» **WHAT YOU HAVE TO DO**
Copy exactly the lines that run from the top of the listing to the line containing "const fmt = (v: number)", both ends included, and omit the pictures.

» **MATERIAL**
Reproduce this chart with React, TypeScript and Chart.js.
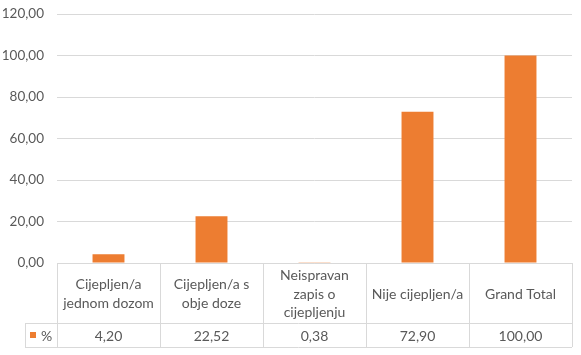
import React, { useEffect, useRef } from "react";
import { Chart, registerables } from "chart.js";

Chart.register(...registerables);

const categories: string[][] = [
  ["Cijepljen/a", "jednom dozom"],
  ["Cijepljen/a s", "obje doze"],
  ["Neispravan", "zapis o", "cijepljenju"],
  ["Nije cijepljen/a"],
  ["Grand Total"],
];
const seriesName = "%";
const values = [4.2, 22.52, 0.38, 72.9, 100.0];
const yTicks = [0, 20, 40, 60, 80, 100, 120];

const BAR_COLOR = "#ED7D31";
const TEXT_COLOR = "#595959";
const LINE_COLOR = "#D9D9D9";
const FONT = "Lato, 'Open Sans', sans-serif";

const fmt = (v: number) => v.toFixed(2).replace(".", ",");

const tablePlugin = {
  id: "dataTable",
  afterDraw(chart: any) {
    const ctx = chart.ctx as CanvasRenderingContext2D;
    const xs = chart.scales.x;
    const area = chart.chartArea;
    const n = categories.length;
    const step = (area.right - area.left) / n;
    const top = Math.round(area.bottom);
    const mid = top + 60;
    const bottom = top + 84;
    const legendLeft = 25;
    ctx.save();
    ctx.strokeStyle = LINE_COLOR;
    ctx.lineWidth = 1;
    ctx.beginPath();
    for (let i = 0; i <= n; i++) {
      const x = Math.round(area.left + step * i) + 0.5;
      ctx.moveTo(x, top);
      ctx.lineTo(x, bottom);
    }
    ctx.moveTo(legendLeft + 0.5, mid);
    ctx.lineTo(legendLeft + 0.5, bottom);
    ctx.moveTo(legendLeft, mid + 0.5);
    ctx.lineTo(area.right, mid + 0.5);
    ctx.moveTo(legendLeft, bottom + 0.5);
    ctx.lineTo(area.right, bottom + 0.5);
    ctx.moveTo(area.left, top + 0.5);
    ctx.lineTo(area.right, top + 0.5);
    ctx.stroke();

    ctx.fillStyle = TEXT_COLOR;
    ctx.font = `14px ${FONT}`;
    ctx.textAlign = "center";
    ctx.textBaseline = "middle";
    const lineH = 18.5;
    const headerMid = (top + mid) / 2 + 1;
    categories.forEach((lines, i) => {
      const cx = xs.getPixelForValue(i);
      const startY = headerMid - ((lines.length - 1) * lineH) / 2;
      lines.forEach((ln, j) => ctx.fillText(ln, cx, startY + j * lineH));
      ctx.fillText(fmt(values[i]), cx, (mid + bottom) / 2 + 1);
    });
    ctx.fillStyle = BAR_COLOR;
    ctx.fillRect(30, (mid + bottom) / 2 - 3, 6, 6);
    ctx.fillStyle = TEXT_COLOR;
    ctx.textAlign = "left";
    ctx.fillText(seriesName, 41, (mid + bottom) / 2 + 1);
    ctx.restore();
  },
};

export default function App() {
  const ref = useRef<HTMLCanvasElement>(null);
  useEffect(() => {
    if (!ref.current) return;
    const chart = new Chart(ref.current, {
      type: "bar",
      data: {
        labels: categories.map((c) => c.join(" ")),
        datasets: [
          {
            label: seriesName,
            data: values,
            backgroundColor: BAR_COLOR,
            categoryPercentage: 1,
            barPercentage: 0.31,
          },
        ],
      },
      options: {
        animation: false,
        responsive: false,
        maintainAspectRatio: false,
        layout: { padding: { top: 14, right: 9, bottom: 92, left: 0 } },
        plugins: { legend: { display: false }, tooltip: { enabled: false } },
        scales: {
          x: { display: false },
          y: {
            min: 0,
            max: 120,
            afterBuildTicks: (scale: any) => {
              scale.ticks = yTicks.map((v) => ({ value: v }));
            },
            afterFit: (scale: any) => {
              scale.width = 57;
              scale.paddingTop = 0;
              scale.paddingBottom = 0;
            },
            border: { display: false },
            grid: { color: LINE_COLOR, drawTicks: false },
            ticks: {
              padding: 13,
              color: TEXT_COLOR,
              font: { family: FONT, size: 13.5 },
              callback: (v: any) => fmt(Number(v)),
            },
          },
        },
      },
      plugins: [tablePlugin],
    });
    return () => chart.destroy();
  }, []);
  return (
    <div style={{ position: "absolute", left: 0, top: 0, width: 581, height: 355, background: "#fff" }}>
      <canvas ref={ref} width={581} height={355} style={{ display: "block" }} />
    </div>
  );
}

» **RESPONSE BELOW**
Reproduce this chart with React, TypeScript and Chart.js.
import React, { useEffect, useRef } from "react";
import { Chart, registerables } from "chart.js";

Chart.register(...registerables);

const categories: string[][] = [
  ["Cijepljen/a", "jednom dozom"],
  ["Cijepljen/a s", "obje doze"],
  ["Neispravan", "zapis o", "cijepljenju"],
  ["Nije cijepljen/a"],
  ["Grand Total"],
];
const seriesName = "%";
const values = [4.2, 22.52, 0.38, 72.9, 100.0];
const yTicks = [0, 20, 40, 60, 80, 100, 120];

const BAR_COLOR = "#ED7D31";
const TEXT_COLOR = "#595959";
const LINE_COLOR = "#D9D9D9";
const FONT = "Lato, 'Open Sans', sans-serif";

const fmt = (v: number) => v.toFixed(2).replace(".", ",");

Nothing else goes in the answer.